══ Source data ══
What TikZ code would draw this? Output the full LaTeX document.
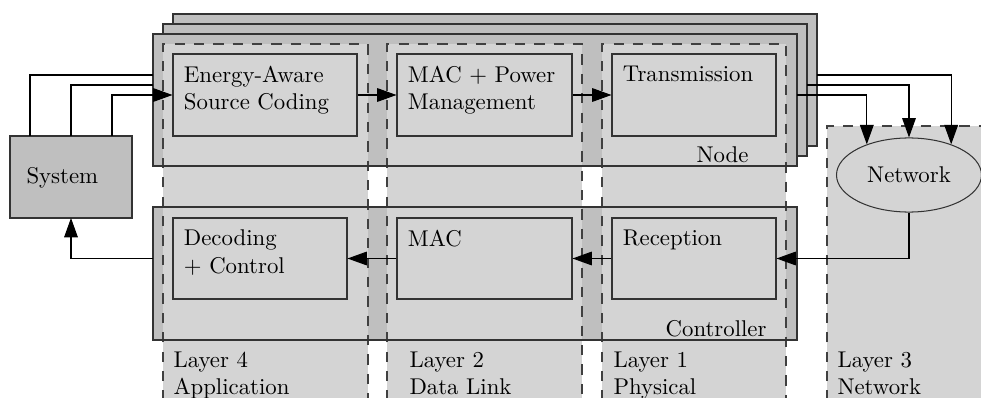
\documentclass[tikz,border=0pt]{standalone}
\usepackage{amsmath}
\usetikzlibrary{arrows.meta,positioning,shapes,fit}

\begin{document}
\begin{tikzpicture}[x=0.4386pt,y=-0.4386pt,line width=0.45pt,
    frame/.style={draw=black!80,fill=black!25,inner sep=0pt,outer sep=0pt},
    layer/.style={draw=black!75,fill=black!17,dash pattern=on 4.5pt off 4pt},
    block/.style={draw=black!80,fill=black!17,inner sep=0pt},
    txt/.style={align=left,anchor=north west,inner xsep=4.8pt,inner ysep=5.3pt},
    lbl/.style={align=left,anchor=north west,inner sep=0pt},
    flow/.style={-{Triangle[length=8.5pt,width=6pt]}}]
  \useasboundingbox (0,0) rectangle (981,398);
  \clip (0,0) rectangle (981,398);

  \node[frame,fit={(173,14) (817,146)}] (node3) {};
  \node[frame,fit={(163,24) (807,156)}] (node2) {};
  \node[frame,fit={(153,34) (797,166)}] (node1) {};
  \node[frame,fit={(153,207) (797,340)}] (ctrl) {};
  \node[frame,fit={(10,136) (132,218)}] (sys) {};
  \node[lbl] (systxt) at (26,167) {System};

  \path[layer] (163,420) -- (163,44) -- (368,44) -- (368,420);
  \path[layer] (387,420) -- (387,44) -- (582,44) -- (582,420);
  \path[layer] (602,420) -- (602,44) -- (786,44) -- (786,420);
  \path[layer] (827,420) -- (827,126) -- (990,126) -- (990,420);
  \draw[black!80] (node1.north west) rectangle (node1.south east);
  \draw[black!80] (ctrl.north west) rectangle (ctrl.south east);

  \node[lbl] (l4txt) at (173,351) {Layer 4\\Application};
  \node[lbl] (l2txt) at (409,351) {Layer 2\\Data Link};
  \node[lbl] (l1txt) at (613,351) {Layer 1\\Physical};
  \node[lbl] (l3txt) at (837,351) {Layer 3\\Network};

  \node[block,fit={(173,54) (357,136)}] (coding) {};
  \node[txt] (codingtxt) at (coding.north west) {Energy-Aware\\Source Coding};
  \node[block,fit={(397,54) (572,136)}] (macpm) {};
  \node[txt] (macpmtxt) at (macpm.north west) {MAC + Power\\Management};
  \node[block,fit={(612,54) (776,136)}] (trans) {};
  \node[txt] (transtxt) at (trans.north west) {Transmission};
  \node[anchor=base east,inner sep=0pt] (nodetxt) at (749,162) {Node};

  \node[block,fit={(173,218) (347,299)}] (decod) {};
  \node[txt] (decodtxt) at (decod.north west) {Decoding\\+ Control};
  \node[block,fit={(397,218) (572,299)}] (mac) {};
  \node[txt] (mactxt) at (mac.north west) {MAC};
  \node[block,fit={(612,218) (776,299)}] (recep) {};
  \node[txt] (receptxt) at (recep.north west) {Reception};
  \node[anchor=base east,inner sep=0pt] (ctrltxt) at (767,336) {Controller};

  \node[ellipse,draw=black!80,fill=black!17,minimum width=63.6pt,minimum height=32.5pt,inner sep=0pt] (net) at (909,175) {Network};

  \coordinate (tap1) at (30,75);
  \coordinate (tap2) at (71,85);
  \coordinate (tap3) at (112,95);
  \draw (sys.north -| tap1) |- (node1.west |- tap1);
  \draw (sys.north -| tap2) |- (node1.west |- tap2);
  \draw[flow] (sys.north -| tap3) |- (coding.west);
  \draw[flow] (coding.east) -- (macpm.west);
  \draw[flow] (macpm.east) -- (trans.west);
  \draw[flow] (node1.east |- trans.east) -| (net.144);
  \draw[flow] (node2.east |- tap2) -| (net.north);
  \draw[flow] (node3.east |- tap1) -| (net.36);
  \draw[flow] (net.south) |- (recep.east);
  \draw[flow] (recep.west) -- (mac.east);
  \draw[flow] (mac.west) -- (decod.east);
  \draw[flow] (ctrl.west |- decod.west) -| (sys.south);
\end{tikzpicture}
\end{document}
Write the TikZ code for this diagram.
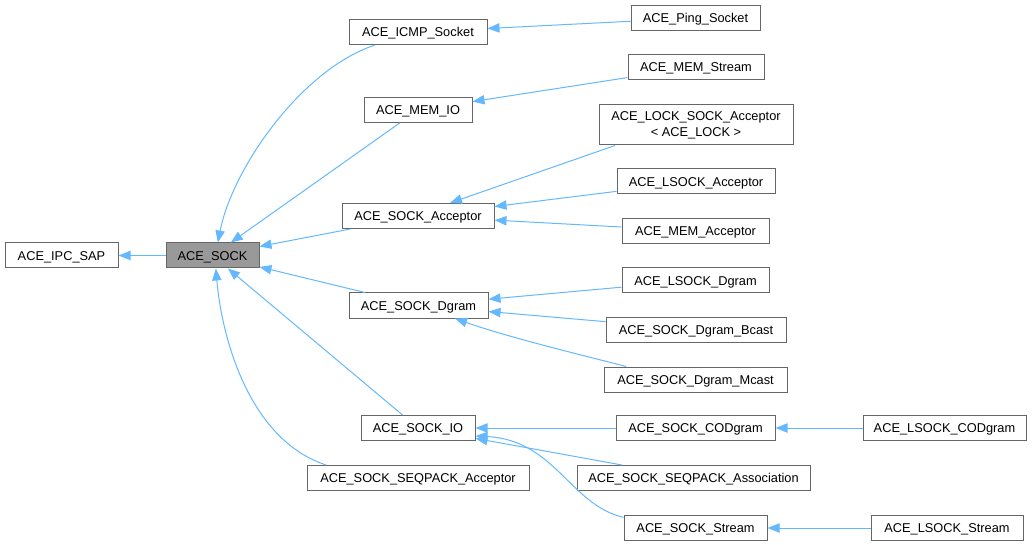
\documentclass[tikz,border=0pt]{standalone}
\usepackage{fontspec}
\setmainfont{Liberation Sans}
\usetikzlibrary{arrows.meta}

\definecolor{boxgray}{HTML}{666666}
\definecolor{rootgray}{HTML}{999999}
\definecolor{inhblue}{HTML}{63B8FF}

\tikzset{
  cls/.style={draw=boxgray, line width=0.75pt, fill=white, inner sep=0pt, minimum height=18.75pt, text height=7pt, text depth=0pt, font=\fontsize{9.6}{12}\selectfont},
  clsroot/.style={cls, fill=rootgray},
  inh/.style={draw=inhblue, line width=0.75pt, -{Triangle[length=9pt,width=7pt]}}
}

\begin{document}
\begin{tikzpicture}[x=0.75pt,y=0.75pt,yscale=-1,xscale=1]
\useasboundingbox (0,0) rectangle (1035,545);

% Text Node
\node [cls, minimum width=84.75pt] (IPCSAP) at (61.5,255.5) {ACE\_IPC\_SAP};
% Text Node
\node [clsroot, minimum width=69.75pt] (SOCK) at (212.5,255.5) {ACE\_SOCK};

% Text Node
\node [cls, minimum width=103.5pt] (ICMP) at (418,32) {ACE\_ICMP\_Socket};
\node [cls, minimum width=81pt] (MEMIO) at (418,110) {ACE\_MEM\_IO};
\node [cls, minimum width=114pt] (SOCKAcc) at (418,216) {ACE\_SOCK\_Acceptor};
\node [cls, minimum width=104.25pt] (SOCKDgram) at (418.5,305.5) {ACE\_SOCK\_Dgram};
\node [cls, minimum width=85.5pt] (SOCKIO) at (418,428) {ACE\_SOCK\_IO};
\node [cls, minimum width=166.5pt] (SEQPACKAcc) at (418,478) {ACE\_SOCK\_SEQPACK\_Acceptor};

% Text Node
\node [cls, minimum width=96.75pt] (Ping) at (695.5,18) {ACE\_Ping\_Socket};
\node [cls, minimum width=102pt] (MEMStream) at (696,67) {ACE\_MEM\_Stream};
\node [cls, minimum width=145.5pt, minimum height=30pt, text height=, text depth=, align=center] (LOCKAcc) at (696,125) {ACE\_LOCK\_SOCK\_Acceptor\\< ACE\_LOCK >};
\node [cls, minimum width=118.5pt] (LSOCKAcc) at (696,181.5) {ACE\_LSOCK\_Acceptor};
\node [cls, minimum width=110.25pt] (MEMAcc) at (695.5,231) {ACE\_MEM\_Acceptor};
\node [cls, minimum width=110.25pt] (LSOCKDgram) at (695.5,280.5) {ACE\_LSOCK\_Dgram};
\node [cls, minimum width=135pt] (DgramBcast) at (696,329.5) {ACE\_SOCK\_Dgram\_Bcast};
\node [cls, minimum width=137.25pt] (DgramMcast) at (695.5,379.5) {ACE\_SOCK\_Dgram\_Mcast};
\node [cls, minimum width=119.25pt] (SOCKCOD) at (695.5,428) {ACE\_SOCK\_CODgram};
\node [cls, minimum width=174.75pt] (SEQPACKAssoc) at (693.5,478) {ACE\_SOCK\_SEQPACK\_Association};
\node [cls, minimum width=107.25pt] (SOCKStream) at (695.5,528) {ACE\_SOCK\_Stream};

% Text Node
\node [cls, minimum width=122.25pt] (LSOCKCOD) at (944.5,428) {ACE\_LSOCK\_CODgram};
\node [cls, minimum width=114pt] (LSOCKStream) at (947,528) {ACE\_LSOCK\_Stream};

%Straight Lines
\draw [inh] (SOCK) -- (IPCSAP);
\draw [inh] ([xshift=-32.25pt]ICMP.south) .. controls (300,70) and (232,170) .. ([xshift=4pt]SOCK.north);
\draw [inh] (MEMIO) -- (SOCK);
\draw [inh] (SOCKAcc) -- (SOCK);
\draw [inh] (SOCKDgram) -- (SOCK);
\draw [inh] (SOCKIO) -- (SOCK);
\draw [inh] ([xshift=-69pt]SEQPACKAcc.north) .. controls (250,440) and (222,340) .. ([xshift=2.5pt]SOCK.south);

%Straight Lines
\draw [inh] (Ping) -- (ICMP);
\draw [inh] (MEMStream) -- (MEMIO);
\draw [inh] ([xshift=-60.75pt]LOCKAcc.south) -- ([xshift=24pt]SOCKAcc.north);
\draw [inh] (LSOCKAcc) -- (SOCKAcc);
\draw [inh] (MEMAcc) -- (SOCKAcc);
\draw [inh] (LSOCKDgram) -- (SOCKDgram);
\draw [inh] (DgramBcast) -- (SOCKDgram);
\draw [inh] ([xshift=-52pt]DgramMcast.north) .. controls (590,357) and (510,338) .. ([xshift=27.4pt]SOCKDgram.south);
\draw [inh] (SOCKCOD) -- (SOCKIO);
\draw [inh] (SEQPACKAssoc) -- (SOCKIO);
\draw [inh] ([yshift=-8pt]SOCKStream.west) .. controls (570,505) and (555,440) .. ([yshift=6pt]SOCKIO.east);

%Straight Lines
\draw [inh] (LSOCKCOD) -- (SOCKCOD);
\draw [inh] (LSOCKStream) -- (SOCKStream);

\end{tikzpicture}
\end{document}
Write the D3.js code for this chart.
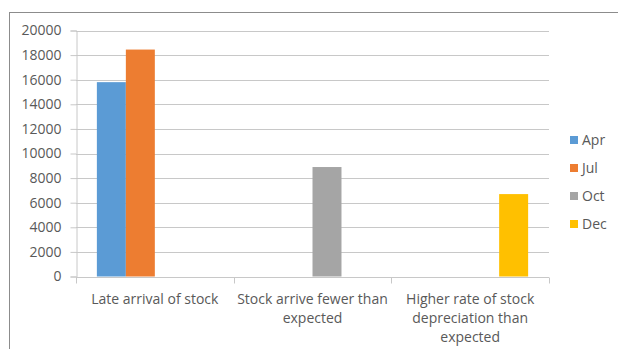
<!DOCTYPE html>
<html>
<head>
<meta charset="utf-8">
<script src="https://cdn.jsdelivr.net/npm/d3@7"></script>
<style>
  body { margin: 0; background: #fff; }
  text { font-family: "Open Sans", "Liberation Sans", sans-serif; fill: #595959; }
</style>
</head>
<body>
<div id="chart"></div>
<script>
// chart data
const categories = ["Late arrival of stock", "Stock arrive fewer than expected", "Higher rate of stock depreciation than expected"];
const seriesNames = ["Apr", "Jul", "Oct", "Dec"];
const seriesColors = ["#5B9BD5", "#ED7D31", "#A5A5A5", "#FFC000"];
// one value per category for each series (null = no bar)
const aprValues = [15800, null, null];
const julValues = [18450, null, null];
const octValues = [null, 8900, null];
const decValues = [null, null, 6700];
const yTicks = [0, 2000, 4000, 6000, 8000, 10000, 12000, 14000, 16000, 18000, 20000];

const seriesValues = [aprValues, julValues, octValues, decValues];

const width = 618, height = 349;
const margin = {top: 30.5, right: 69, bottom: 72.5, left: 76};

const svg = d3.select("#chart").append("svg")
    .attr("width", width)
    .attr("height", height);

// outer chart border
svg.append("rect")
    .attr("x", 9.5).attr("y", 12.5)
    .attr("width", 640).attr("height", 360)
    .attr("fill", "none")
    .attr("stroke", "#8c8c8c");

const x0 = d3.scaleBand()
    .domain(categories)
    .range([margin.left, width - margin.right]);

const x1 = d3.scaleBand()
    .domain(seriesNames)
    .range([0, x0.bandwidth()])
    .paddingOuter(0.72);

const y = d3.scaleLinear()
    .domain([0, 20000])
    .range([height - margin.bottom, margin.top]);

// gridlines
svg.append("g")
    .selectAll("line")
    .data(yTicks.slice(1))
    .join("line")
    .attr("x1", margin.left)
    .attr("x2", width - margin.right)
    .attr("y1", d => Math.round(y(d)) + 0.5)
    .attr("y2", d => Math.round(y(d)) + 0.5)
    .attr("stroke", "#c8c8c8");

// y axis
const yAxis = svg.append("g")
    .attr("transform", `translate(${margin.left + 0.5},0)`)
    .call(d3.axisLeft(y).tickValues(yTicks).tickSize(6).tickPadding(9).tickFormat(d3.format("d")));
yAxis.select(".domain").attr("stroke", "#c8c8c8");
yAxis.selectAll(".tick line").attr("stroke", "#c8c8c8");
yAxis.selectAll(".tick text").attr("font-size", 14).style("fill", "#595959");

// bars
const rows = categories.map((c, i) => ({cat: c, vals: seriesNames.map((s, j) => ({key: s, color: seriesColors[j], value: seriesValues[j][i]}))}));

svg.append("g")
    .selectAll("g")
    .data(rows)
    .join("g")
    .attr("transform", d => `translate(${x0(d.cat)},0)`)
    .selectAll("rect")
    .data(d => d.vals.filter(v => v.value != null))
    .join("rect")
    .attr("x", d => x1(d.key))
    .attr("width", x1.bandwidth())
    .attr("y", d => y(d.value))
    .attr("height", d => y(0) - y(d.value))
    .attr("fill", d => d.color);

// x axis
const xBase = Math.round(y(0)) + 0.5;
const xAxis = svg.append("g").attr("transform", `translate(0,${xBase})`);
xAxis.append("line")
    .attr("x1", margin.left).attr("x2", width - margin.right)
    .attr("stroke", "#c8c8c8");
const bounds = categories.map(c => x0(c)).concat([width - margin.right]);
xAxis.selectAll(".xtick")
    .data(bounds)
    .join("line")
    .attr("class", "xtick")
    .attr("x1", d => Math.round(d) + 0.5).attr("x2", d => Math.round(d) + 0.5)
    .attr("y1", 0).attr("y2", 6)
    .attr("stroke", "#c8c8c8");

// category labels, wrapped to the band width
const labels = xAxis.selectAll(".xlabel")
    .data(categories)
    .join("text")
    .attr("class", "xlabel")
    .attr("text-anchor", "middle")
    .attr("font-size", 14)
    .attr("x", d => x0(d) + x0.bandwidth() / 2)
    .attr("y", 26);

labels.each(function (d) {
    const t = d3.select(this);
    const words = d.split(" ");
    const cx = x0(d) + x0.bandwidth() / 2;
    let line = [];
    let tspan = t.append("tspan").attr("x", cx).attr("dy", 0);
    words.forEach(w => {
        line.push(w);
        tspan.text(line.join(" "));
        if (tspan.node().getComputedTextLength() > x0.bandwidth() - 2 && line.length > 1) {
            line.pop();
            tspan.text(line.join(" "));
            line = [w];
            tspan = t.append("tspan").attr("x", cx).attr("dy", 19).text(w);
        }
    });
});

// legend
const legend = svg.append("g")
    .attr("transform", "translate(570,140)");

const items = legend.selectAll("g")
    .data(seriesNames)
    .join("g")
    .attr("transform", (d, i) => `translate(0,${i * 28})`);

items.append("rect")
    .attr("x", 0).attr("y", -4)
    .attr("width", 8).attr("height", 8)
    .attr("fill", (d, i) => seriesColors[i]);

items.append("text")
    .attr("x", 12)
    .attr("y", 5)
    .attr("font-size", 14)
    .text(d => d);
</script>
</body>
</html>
═══
# Work to complete
Give only the lines from the one with "Write the TikZ code for this diagram." to the one with "[clsroot, minimum width=69.75pt]", both included, again and exactly; leave the images out.

# Complete output
Write the TikZ code for this diagram.
\documentclass[tikz,border=0pt]{standalone}
\usepackage{fontspec}
\setmainfont{Liberation Sans}
\usetikzlibrary{arrows.meta}

\definecolor{boxgray}{HTML}{666666}
\definecolor{rootgray}{HTML}{999999}
\definecolor{inhblue}{HTML}{63B8FF}

\tikzset{
  cls/.style={draw=boxgray, line width=0.75pt, fill=white, inner sep=0pt, minimum height=18.75pt, text height=7pt, text depth=0pt, font=\fontsize{9.6}{12}\selectfont},
  clsroot/.style={cls, fill=rootgray},
  inh/.style={draw=inhblue, line width=0.75pt, -{Triangle[length=9pt,width=7pt]}}
}

\begin{document}
\begin{tikzpicture}[x=0.75pt,y=0.75pt,yscale=-1,xscale=1]
\useasboundingbox (0,0) rectangle (1035,545);

% Text Node
\node [cls, minimum width=84.75pt] (IPCSAP) at (61.5,255.5) {ACE\_IPC\_SAP};
% Text Node
\node [clsroot, minimum width=69.75pt] (SOCK) at (212.5,255.5) {ACE\_SOCK};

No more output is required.